The militants, who are allied to Daesh, have destroyed swathes of remote northeast Nigeria since 2009, killing at least 20,000 people and forcing more than 2.6 million from their homes.
Counter-insurgency operations since early 2015 have pushed them out of captured towns and villages to the point where the government in Abuja now believes they are a spent force.
But with deadly attacks still a regular occurrence, Nigeria’s highest-ranking army officer said a “collective effort” was needed to counter its guerilla tactics — and those of similar groups who have wreaked havoc elsewhere around the world.
“We understand the challenges across the spectrum of asymmetric warfare,” Nigeria’s Chief of Army Staff Lt. Gen. Tukur Yusuf Buratai said on Wednesday at the headquarters of operations against the militants in the northeastern city of Maiduguri.
“This... is a global phenomenon. We must work in synergy to make sure that the terrorism that has been affecting not only here and in the sub-region (of West Africa) but indeed globally” is ended, he added.
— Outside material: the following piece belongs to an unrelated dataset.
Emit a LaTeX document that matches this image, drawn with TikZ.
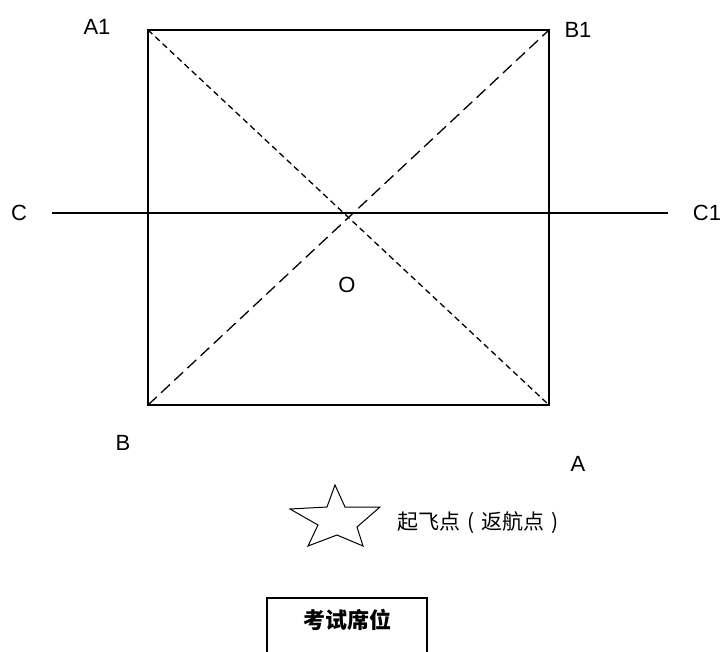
\documentclass[tikz,border=0pt]{standalone}
\usepackage{fontspec}
\setmainfont{Liberation Sans}
\newfontfamily\cjk{Noto Sans CJK SC}
\newcommand{\cpar}[1]{\makebox[1em][c]{#1}}
\begin{document}
\begin{tikzpicture}[x=1pt,y=-1pt,
  lbl/.style={font=\fontsize{22}{26}\selectfont, inner sep=0pt},
  cjklbl/.style={font=\cjk\fontsize{21}{25}\selectfont, inner sep=0pt},
  edge/.style={line width=1.4pt},
  shortdash/.style={line width=1.3pt, dash pattern=on 6pt off 4pt},
  longdash/.style={line width=1.3pt, dash pattern=on 12pt off 6pt}]
\useasboundingbox (0,0) rectangle (723,651);
% corners
\coordinate (A1c) at (148,30);
\coordinate (B1c) at (549,30);
\coordinate (Ac) at (549,405);
\coordinate (Bc) at (148,405);
\coordinate (Cs) at (52,213);
\coordinate (Ce) at (668,213);
% rectangle
\draw[edge] (A1c) -- (B1c) -- (Ac) -- (Bc) -- cycle;
% horizontal line
\draw[edge] (Cs) -- (Ce);
% diagonals
\draw[shortdash] (A1c) -- (Ac);
\draw[longdash] (Bc) -- (B1c);
% labels
\node[lbl] (lA1) at (97,27) {A1};
\node[lbl] (lB1) at (578,30) {B1};
\node[lbl] (lC) at (19,213) {C};
\node[lbl] (lC1) at (707,213) {C1};
\node[lbl] (lO) at (347,285) {O};
\node[lbl] (lB) at (123,443) {B};
\node[lbl] (lA) at (578,464) {A};
% star
\draw[line width=1pt, line join=miter] (335,485) -- (345,507) -- (380,507) -- (357,527) -- (363,546) -- (337,535) -- (308,546) -- (318,525) -- (290,509) -- (327,507) -- cycle;
\node[cjklbl, anchor=west] (takeoff) at (397,523) {起飞点\cpar{(}返航点\cpar{)}};
% seat box
\draw[edge] (267,660) -- (267,598) -- (427,598) -- (427,660);
\node[cjklbl, font=\cjk\bfseries\fontsize{22}{26}\selectfont] (seat) at (347,620) {考试席位};
\end{tikzpicture}
\end{document}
A regional force comprising troops from Nigeria and its neighbors Cameroon, Chad, Niger and Benin, has helped push Boko Haram out of captured territory since early 2015.
But Western nations have largely held back from more direct involvement in the conflict, including sales of weapons and equipment because of the Nigerian army’s poor human rights record.
US, British, French and German soldiers, among others, are currently present in a “non-lethal” advisory and support roles, in areas from providing Nigerian troops with intelligence and infantry training to tackling the threat from improvised explosive devices.
Senior commanders on the ground say the goal now is to develop the Nigerian Army’s skills so people can return to their homes and begin rebuilding their lives.
President Muhammadu Buhari and his predecessor Goodluck Jonathan have said the refusal of Western government to sell the Nigerian military hardware has hampered its efforts to tackle Boko Haram. A $600 million deal with the US for 12 fighter aircraft was held up after more than 100 civilians were killed in an airstrike in January this year.
Nigeria said this week the purchase had finally been approved.
Britain’s Foreign Minister Boris Johnson also said last month that a request for further equipment was being considered.
London’s minister in charge of armed forces, Mark Lancaster, who reviewed British Army support programs across northern Nigeria this week, said “the real key” to improvement was proper basic training, including in human rights.
The presence of foreign nations was “a genuine recognition that the problems we face here in Nigeria are not just Nigeria’s problems in the northeast,” he told AFP.
“Not only are they cross-border within the region but of course this is an international problem with an international solution.”